In March 2006, Ed Pandolfino, Conservation Chairperson for the Sierra Foothills Audubon Society, spoke on Sierra Nevada birds to the Sierra College class named Interdisciplinary 6: The Sierra Nevada.



Ed Pandolfino is Conservation Chairperson for the Sierra Foothills Audubon Society, Recently, he has also been involved in the search for the elusive (and, until recently, believed extinct) Ivory-Billed Woodpecker.

While more than 200 species of birds can be observed in the Sierra, about 100 of these are considered residents, breeders, or local birds. Bird expert Ed Pandolfino reviews the Sierra avifauna, or bird species, from goldfinches to woodpeckers, to hawks and owls. His presentation discusses how Sierra birds respond to habitat conversion, climate change, sprawl, pesticides, logging, fire suppression, dams, and even household cats. Pandolfino describes how human activity influences migration, ecology, populations, distribution, and behavior of many Sierra species. Also provided are recommendations on books, field guides, and even tips for how to shop for binoculars when developing an interest in the growing sport of bird-watching.

In March 2006, Tom Philp, Pulitzer Prize winning editorial writer for the Sacramento Bee spoke on efforts to restore Hetch Hetchy Valley and other water issues to the Sierra College class named Interdisciplinary 6: The Sierra Nevada.

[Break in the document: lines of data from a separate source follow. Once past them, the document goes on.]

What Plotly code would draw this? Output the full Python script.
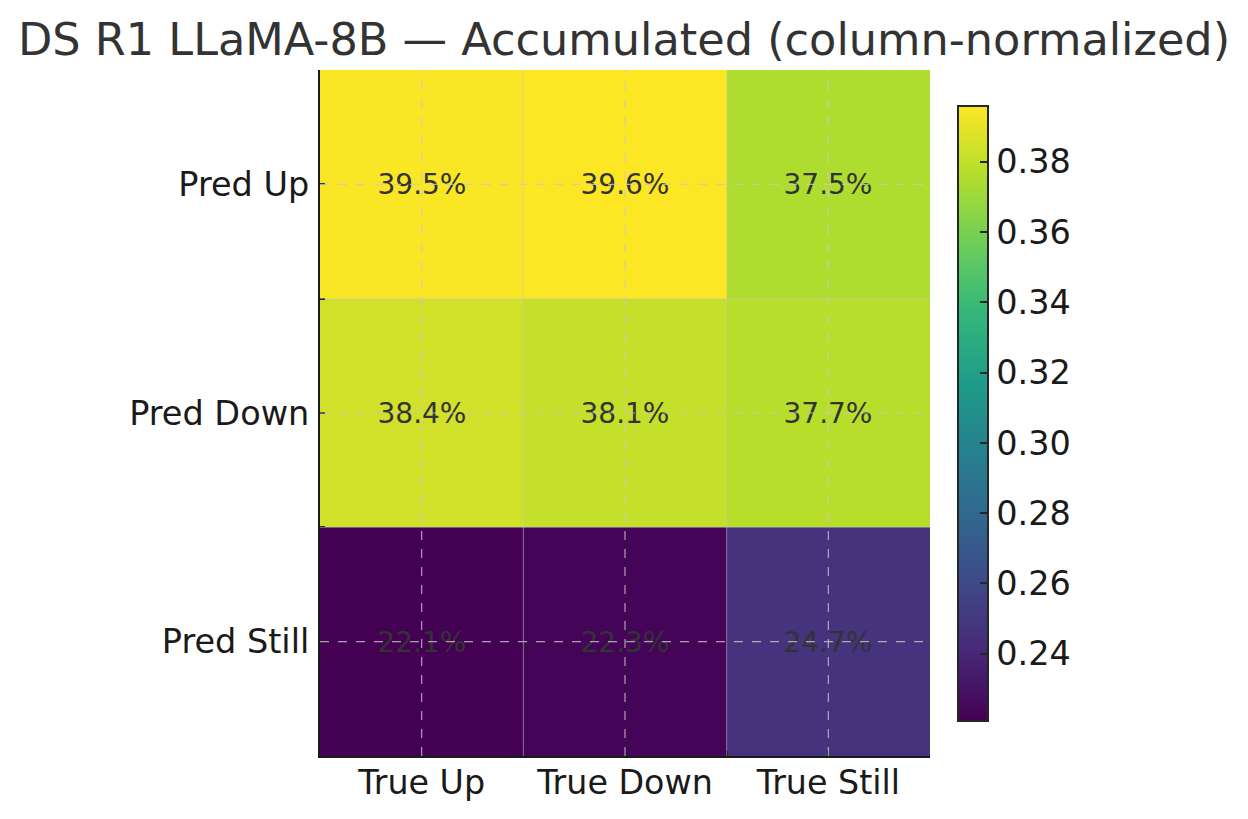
import plotly.graph_objects as go

true_labels = ["True Up", "True Down", "True Still"]
pred_labels = ["Pred Up", "Pred Down", "Pred Still"]
row_up = [0.395, 0.396, 0.375]
row_down = [0.384, 0.381, 0.377]
row_still = [0.221, 0.223, 0.247]
z = [row_up, row_down, row_still]
text = [[f"{v*100:.1f}%" for v in row] for row in z]
cbar_ticks = [0.24, 0.26, 0.28, 0.30, 0.32, 0.34, 0.36, 0.38]

FONT = "DejaVu Sans"
xs = list(range(len(true_labels)))
ys = list(range(len(pred_labels)))
edges = [-0.5, 0.5, 1.5, 2.5]

fig = go.Figure(go.Heatmap(
    z=z, x=xs, y=ys, colorscale="Viridis",
    zmin=min(min(r) for r in z), zmax=max(max(r) for r in z),
    text=text, texttemplate="%{text}",
    textfont=dict(family=FONT, size=28, color="#333333"),
    hoverinfo="skip",
    colorbar=dict(
        thickness=30, lenmode="pixels", len=615,
        x=1.0465, xanchor="left", y=0.5, yanchor="middle",
        xpad=0, ypad=0,
        outlinewidth=2, outlinecolor="#262626",
        ticks="inside", ticklen=9, tickwidth=2, tickcolor="#262626",
        tickvals=cbar_ticks, ticktext=[f"{t:.2f}" for t in cbar_ticks],
        tickfont=dict(family=FONT, size=33.5, color="#1a1a1a"),
        ticklabelposition="outside",
    ),
))

shapes = []
# cell borders
for b in [0.5, 1.5]:
    shapes.append(dict(type="line", xref="x", yref="paper", x0=b, x1=b, y0=0, y1=1,
                       line=dict(color="rgba(200,200,200,0.55)", width=1), layer="above"))
    shapes.append(dict(type="line", xref="paper", yref="y", x0=0, x1=1, y0=b, y1=b,
                       line=dict(color="rgba(200,200,200,0.55)", width=1), layer="above"))
# dashed gridlines at tick centers
for c in xs:
    shapes.append(dict(type="line", xref="x", yref="paper", x0=c, x1=c, y0=0, y1=1,
                       line=dict(color="rgba(200,200,200,0.8)", width=1.2, dash="dash"), layer="above"))
for c in ys:
    shapes.append(dict(type="line", xref="paper", yref="y", x0=0, x1=1, y0=c, y1=c,
                       line=dict(color="rgba(200,200,200,0.8)", width=1.2, dash="dash"), layer="above"))

fig.update_layout(
    width=1248, height=819,
    margin=dict(l=312, r=326, t=62, b=71),
    paper_bgcolor="white", plot_bgcolor="white",
    title=dict(text="DS R1 LLaMA-8B — Accumulated (column-normalized)",
               x=0.4936, xanchor="center", y=0.962, yanchor="middle",
               font=dict(family=FONT, size=44.6, color="#333333")),
    shapes=shapes,
    font=dict(family=FONT),
)
fig.update_xaxes(range=[-0.5, 2.5], tickvals=xs, ticktext=true_labels,
                 showline=True, linecolor="#1a1a1a", linewidth=2, mirror=False,
                 ticks="inside", ticklen=5, tickwidth=2, tickcolor="#1a1a1a",
                 minor=dict(tickvals=edges, ticks="inside", ticklen=5, tickwidth=2,
                            tickcolor="#1a1a1a", showgrid=False),
                 ticklabelstandoff=-4,
                 showgrid=False, zeroline=False,
                 tickfont=dict(family=FONT, size=33.3, color="#1a1a1a"))
fig.update_yaxes(range=[2.5, -0.5], tickvals=ys, ticktext=pred_labels,
                 showline=True, linecolor="#1a1a1a", linewidth=2, mirror=False,
                 ticks="inside", ticklen=5, tickwidth=2, tickcolor="#1a1a1a",
                 minor=dict(tickvals=edges, ticks="inside", ticklen=5, tickwidth=2,
                            tickcolor="#1a1a1a", showgrid=False),
                 ticklabelstandoff=2,
                 showgrid=False, zeroline=False,
                 tickfont=dict(family=FONT, size=33.5, color="#1a1a1a"))

fig.write_html("out.html")
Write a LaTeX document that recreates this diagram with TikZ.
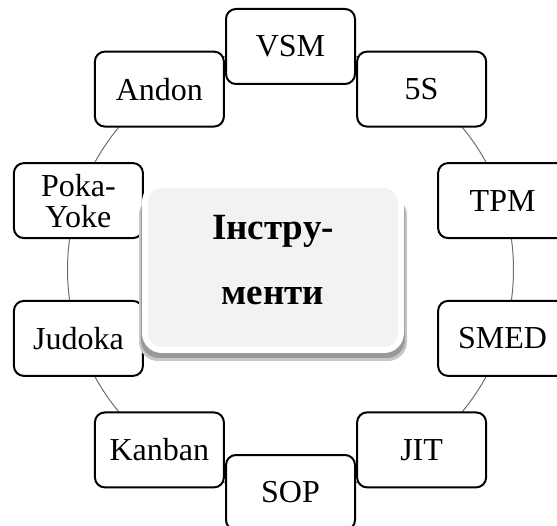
\documentclass[tikz,border=0pt]{standalone}
\usepackage{fontspec}
\setmainfont{Liberation Serif}
\definecolor{corefill}{HTML}{F2F2F2}
\definecolor{ringgray}{HTML}{6E6E6E}
\begin{document}
\begin{tikzpicture}[x=1pt,y=-1pt,
  tool/.style={draw=black, line width=2pt, fill=white, rounded corners=10pt,
    minimum width=129pt, minimum height=75pt, inner sep=0pt, align=center,
    font=\fontsize{32}{31}\selectfont},
  ring/.style={draw=ringgray, line width=1pt},
  corebox/.style={draw=white, line width=6pt, fill=corefill, rounded corners=17pt,
    minimum width=256pt, minimum height=165pt, inner sep=0pt},
  coretext/.style={align=center, inner sep=0pt,
    font=\fontsize{37}{65}\selectfont\bfseries}]
\clip (0,0) rectangle (557,526);

% ring joining the tools
\coordinate (hub) at (290.5,269.5);
\draw[ring] (hub) circle[radius=223];

% tools placed every 36 degrees
\node[tool] (vsm)     at (290.5, 46.5) {VSM};
\node[tool] (fives)   at (421.6, 89.1) {5S};
\node[tool] (tpm)     at (502.6,200.6) {TPM};
\node[tool] (smed)    at (502.6,338.4) {SMED};
\node[tool] (jit)     at (421.6,449.9) {JIT};
\node[tool] (sop)     at (290.5,492.5) {SOP};
\node[tool] (kanban)  at (159.4,449.9) {Kanban};
\node[tool] (judoka)  at ( 78.4,338.4) {Judoka};
\node[tool] (pokayoke)at ( 78.4,200.6) {Poka-\\Yoke};
\node[tool] (andon)   at (159.4, 89.1) {Andon};

% central box with its soft shadow
\fill[black!22, rounded corners=19pt] (139,196) rectangle (407,361);
\fill[black!40, rounded corners=18pt] (141,194) rectangle (405,358);
\node[corebox] (core) at (273,267.5) {};
\node[coretext] (title) at (273,260) {Інстру-\\менти};
\end{tikzpicture}
\end{document}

Tom Philp has been an editorial board member at The Sacramento Bee since 1997. An associate editor, he writes editorials, columns and Sunday Forum section articles about regional planning, water use issues, agriculture, forestry, energy, health care and telecommunications. Before joining the editorial board, Philp was a staff writer in The Bee newsroom for five years, covering a variety of subjects, including medicine. He has won a number of awards, including the 2005 Pulitzer Prize for editorial writing for his series entitled “Hetch Hetchy Reclaimed.”

The Hetch Hetchy Valley is on the Tuolumne River, downstream from Tuolumne Meadows. The valley is within Yosemite National Park. It is fifteen miles north of Yosemite Valley. Hetch Hetchy was dammed by San Francisco in 1913 to provide the primary water and power source for the city.

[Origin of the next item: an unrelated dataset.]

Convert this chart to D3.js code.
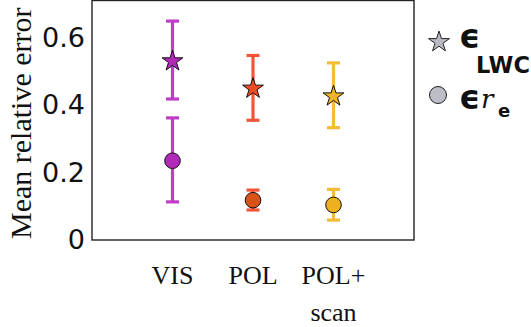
<!DOCTYPE html>
<html>
<head>
<meta charset="utf-8">
<script src="https://cdn.jsdelivr.net/npm/d3@7"></script>
<style>
  html, body { margin: 0; padding: 0; background: #fff; }
</style>
</head>
<body>
<div id="chart"></div>
<script>
// categories and values
const categories = ['VIS', 'POL', 'POL+\nscan'];
const lwcMean = [0.533, 0.452, 0.429];
const lwcLow  = [0.418, 0.355, 0.333];
const lwcHigh = [0.649, 0.547, 0.525];
const reMean  = [0.235, 0.118, 0.104];
const reLow   = [0.113, 0.089, 0.059];
const reHigh  = [0.362, 0.148, 0.150];
const yTicks  = [0, 0.2, 0.4, 0.6];
const yTickLabels = ['0', '0.2', '0.4', '0.6'];

const starColors = ['#b12ab9', '#f04c24', '#f0b428'];
const dotColors  = ['#b12ab9', '#d95319', '#edb120'];
const barColors  = ['#c03ec7', '#f2553a', '#f2bb38'];

const width = 531, height = 327;
const box = { left: 92, right: 414, top: 0.5, bottom: 240 };

const svg = d3.select('#chart').append('svg')
    .attr('width', width)
    .attr('height', height)
    .attr('viewBox', [0, 0, width, height]);

const x = d3.scalePoint()
    .domain(categories)
    .range([box.left, box.right])
    .padding(1);

const y = d3.scaleLinear()
    .domain([0, 0.71])
    .range([box.bottom, box.top]);

// frame
svg.append('rect')
    .attr('x', box.left).attr('y', box.top)
    .attr('width', box.right - box.left)
    .attr('height', box.bottom - box.top)
    .attr('fill', 'none')
    .attr('stroke', '#222')
    .attr('stroke-width', 1.4);

// y axis, labels only
const yAxis = d3.axisLeft(y)
    .tickValues(yTicks)
    .tickFormat((d, i) => yTickLabels[i])
    .tickSize(0)
    .tickPadding(7);

svg.append('g')
    .attr('transform', `translate(${box.left},0)`)
    .call(yAxis)
    .call(g => g.select('.domain').remove())
    .call(g => g.selectAll('.tick text')
        .attr('font-family', 'DejaVu Sans')
        .attr('font-size', 27)
        .attr('fill', '#111'));

svg.append('text')
    .attr('transform', `translate(31, ${(box.top + box.bottom) / 2 + 3}) rotate(-90)`)
    .attr('text-anchor', 'middle')
    .attr('font-family', 'Liberation Serif')
    .attr('font-size', 30)
    .attr('fill', '#111')
    .text('Mean relative error');

// x axis labels
const xLab = svg.append('g')
    .selectAll('text')
    .data(categories)
    .join('text')
    .attr('text-anchor', 'middle')
    .attr('font-family', 'Liberation Serif')
    .attr('font-size', 26)
    .attr('fill', '#111')
    .attr('x', d => x(d));
xLab.selectAll('tspan')
    .data(d => d.split('\n').map(s => ({ s, c: d })))
    .join('tspan')
    .attr('x', d => x(d.c))
    .attr('y', (d, i) => 284 + i * 37)
    .text(d => d.s);

// error bars
function errorBars(low, high) {
    const g = svg.append('g');
    categories.forEach((c, i) => {
        const cx = x(c);
        g.append('line')
            .attr('x1', cx).attr('x2', cx)
            .attr('y1', y(low[i])).attr('y2', y(high[i]))
            .attr('stroke', barColors[i]).attr('stroke-width', 3.2);
        [low[i], high[i]].forEach(v => {
            g.append('line')
                .attr('x1', cx - 6.5).attr('x2', cx + 6.5)
                .attr('y1', y(v)).attr('y2', y(v))
                .attr('stroke', barColors[i]).attr('stroke-width', 3.2);
        });
    });
}
errorBars(lwcLow, lwcHigh);
errorBars(reLow, reHigh);

const star = d3.symbol().type(d3.symbolStar).size(135);

svg.append('g')
    .selectAll('path')
    .data(categories)
    .join('path')
    .attr('d', star)
    .attr('transform', (d, i) => `translate(${x(d)},${y(lwcMean[i]) + 1})`)
    .attr('fill', (d, i) => starColors[i])
    .attr('stroke', '#111')
    .attr('stroke-width', 1);

svg.append('g')
    .selectAll('circle')
    .data(categories)
    .join('circle')
    .attr('cx', d => x(d))
    .attr('cy', (d, i) => y(reMean[i]))
    .attr('r', 7.8)
    .attr('fill', (d, i) => dotColors[i])
    .attr('stroke', '#111')
    .attr('stroke-width', 1);

// legend
const legend = svg.append('g');
legend.append('path')
    .attr('d', star)
    .attr('transform', 'translate(439,42)')
    .attr('fill', '#b9b9c3')
    .attr('stroke', '#222')
    .attr('stroke-width', 1);
legend.append('circle')
    .attr('cx', 438).attr('cy', 95).attr('r', 8.5)
    .attr('fill', '#bdbdc7')
    .attr('stroke', '#222')
    .attr('stroke-width', 1);

legend.append('text')
    .attr('x', 459).attr('y', 48)
    .attr('font-family', 'DejaVu Sans').attr('font-weight', 'bold')
    .attr('font-size', 33).attr('fill', '#111')
    .text('ϵ');
legend.append('text')
    .attr('x', 476).attr('y', 73)
    .attr('font-family', 'DejaVu Sans').attr('font-weight', 'bold')
    .attr('font-size', 22.5).attr('fill', '#111')
    .text('LWC');

legend.append('text')
    .attr('x', 459).attr('y', 109)
    .attr('font-family', 'DejaVu Sans').attr('font-weight', 'bold')
    .attr('font-size', 33).attr('fill', '#111')
    .text('ϵ');
legend.append('text')
    .attr('x', 481).attr('y', 108)
    .attr('font-family', 'DejaVu Serif').attr('font-style', 'italic')
    .attr('font-size', 26).attr('fill', '#111')
    .text('r');
legend.append('text')
    .attr('x', 498).attr('y', 117)
    .attr('font-family', 'DejaVu Sans').attr('font-weight', 'bold')
    .attr('font-size', 18).attr('fill', '#111')
    .text('e');
</script>
</body>
</html>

John Muir called Hetch Hetchy “a grand landscape garden, one of Nature’s rarest and most precious mountain temples.” Hetch Hetchy Valley is a virtual twin of Yosemite Valley, complete with huge waterfalls and massive granite cliffs nearly 2,000 feet high.

The damming of Hetch Hetchy was controversial at the time and remains an issue of contention today. Efforts to restore the natural state of the valley have been promoted for decades. Philp’s Pulitzer Prize winning series of editorials discussed these efforts and the accompanying economic and political controversies.